You are correct, but HyperLogLog has many buckets counting the longest run of zeros in order to avoid the problem of outliers. I recently studied these probabilistic algorithms and did a notebook with code and plots to show their performance: https://github.com/lucasschmidtc/Probabilistic-Algorithms/bl...

snowcrshd · on May 27, 2017

Thanks for sharing that!

Just skimmed through it and seems pretty interesting. I'll read it more in depth later.

lucasschm · on May 27, 2017

No problem. If there are mistakes or a segment is not clear, let me know

meetapoorvgupta · on May 28, 2017

Thanks for the write up, Lucas. It was very intuitive and I learnt a lot.

I noticed that you used 5000 buckets to store the frequency of 7000 non-unique words in the section on 'Counting Bloom Filters'. How is that better than using 7000 buckets and a uniformly distributed hash function, which would maintain frequencies perfectly? We would be using fewer buckets by an order of magnitude in a real-world implementation to save memory.

lucasschm · on May 28, 2017

Yeah, I should have given more thought to that number. Updated the example for N=300. Thanks

anhldbk · on May 27, 2017

Thanks for sharing guy! Interesting repo.

twotwotwo · on May 28, 2017

For outliers by random chance, lucasschm's reply explains.

The usual trick for preventing folks _maliciously_ sending in outliers is to use a hash with a secret key such as SipHash so that folks on the outside can't trivially figure out what inputs will lead to hashes with a lot of leading zeroes.

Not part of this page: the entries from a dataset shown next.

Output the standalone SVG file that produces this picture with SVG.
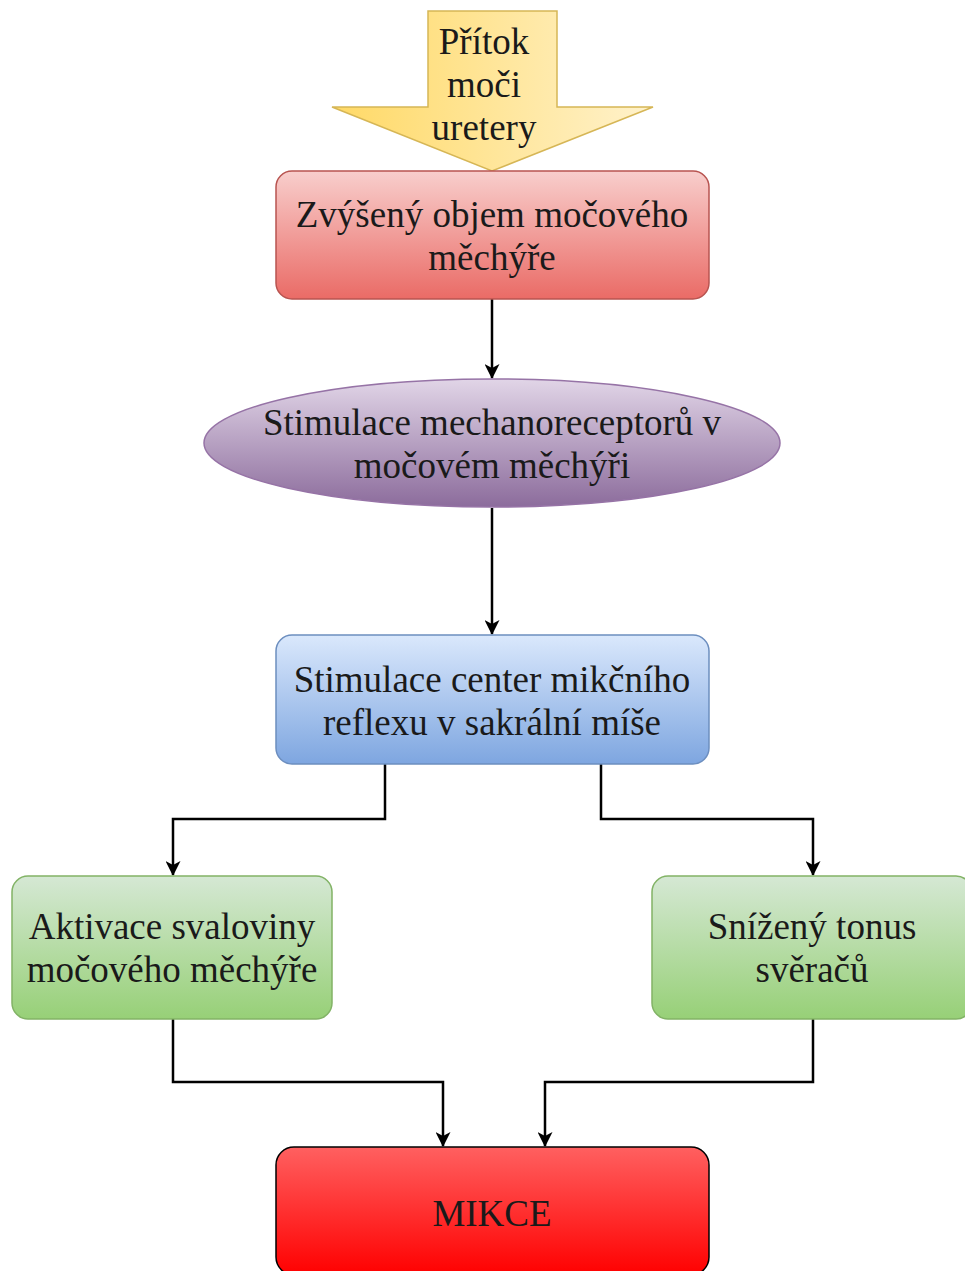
<svg xmlns="http://www.w3.org/2000/svg" width="965" height="1271" viewBox="0 0 965 1271">
<defs>
<linearGradient id="gY" x1="0" y1="0" x2="1" y2="0"><stop offset="0" stop-color="#ffd966"/><stop offset="1" stop-color="#fff2cc"/></linearGradient>
<linearGradient id="gR" x1="0" y1="0" x2="0" y2="1"><stop offset="0" stop-color="#f8cecc"/><stop offset="1" stop-color="#ea6b66"/></linearGradient>
<linearGradient id="gP" x1="0" y1="0" x2="0" y2="1"><stop offset="0" stop-color="#e1d5e7"/><stop offset="1" stop-color="#8c6c9c"/></linearGradient>
<linearGradient id="gB" x1="0" y1="0" x2="0" y2="1"><stop offset="0" stop-color="#dae8fc"/><stop offset="1" stop-color="#7ea6e0"/></linearGradient>
<linearGradient id="gG" x1="0" y1="0" x2="0" y2="1"><stop offset="0" stop-color="#d5e8d4"/><stop offset="1" stop-color="#97d077"/></linearGradient>
<linearGradient id="gM" x1="0" y1="0" x2="0" y2="1"><stop offset="0" stop-color="#ff6060"/><stop offset="1" stop-color="#ff0000"/></linearGradient>
<marker id="arr2" markerWidth="15" markerHeight="15" refX="14" refY="7.5" orient="auto" markerUnits="userSpaceOnUse" viewBox="0 0 15 15">
<path d="M0,0 L15,7.5 L0,15 L4,7.5 Z" fill="#000"/>
</marker>
</defs>
<style>
text{font-family:"Liberation Serif","Times New Roman",serif;font-size:37px;fill:#1a1a1a;text-anchor:middle}
.c{fill:none;stroke:#000;stroke-width:2.5;marker-end:url(#arr2)}
</style>
<g id="connectors">
<path class="c" d="M492,299 V378"/>
<path class="c" d="M492,508 V634"/>
<path class="c" d="M385,764 V819 H173 V875"/>
<path class="c" d="M601,764 V819 H813 V875"/>
<path class="c" d="M173,1019 V1082 H443 V1146"/>
<path class="c" d="M813,1019 V1082 H545 V1146"/>
</g>
<g id="pritok">
<path d="M428,11 H557 V107 H653 L492,171 L332,107 H428 Z" fill="url(#gY)" stroke="#d6b656" stroke-width="1.5"/>
<text x="484" y="54">Přítok</text>
<text x="484" y="97">moči</text>
<text x="484" y="140">uretery</text>
</g>
<g id="objem">
<rect x="276" y="171" width="433" height="128" rx="16" fill="url(#gR)" stroke="#b85450" stroke-width="1.5"/>
<text x="492" y="227">Zvýšený objem močového</text>
<text x="492" y="270">měchýře</text>
</g>
<g id="mechano">
<ellipse cx="492" cy="443" rx="288" ry="64" fill="url(#gP)" stroke="#9673a6" stroke-width="1.5"/>
<text x="492" y="435">Stimulace mechanoreceptorů v</text>
<text x="492" y="478">močovém měchýři</text>
</g>
<g id="centra">
<rect x="276" y="635" width="433" height="129" rx="16" fill="url(#gB)" stroke="#6c8ebf" stroke-width="1.5"/>
<text x="492" y="692">Stimulace center mikčního</text>
<text x="492" y="735">reflexu v sakrální míše</text>
</g>
<g id="aktivace">
<rect x="12" y="876" width="320" height="143" rx="16" fill="url(#gG)" stroke="#82b366" stroke-width="1.5"/>
<text x="172" y="939">Aktivace svaloviny</text>
<text x="172" y="982">močového měchýře</text>
</g>
<g id="tonus">
<rect x="652" y="876" width="320" height="143" rx="16" fill="url(#gG)" stroke="#82b366" stroke-width="1.5"/>
<text x="812" y="939">Snížený tonus</text>
<text x="812" y="982">svěračů</text>
</g>
<g id="mikce">
<rect x="276" y="1147" width="433" height="128" rx="18" fill="url(#gM)" stroke="#000" stroke-width="1.5"/>
<text x="492" y="1226">MIKCE</text>
</g>
</svg>
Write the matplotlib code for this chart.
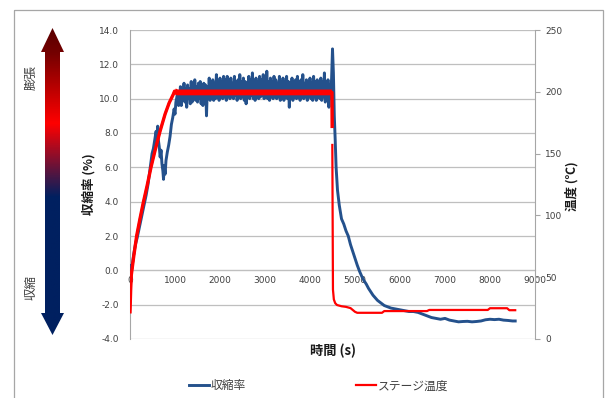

Lukassus · on May 27, 2017

The HyperLogLog was a very nice article, but I wanted to ask, is this related to the estimation of Naci tanks during WW2 by Allies? https://www.wired.com/2010/10/how-the-allies-used-math-again...

andreareina · on May 28, 2017

The German Tank Problem guesses the size of a set, given a limited sample and successive serial numbers. If they had randomized the serial numbers it wouldn't have worked.

HyperLogLog is different because you have the entire population (not just a sample), and it's a multiset (the same element can appear more than once). Getting the size of a (non-multi) set is easy, you just keep a counter and increment it for each element; it only takes enough memory to maintain the counter. Counting the distinct members of a multiset takes a lot more memory because you have to remember whether you've already seen a particular element or not.

The tl;dr is that the German Tank Problem is about making an estimate of size when you have imperfect information, and HyperLogLog gives you an estimate when you have perfect information, but it's too expensive to make an exact calculation.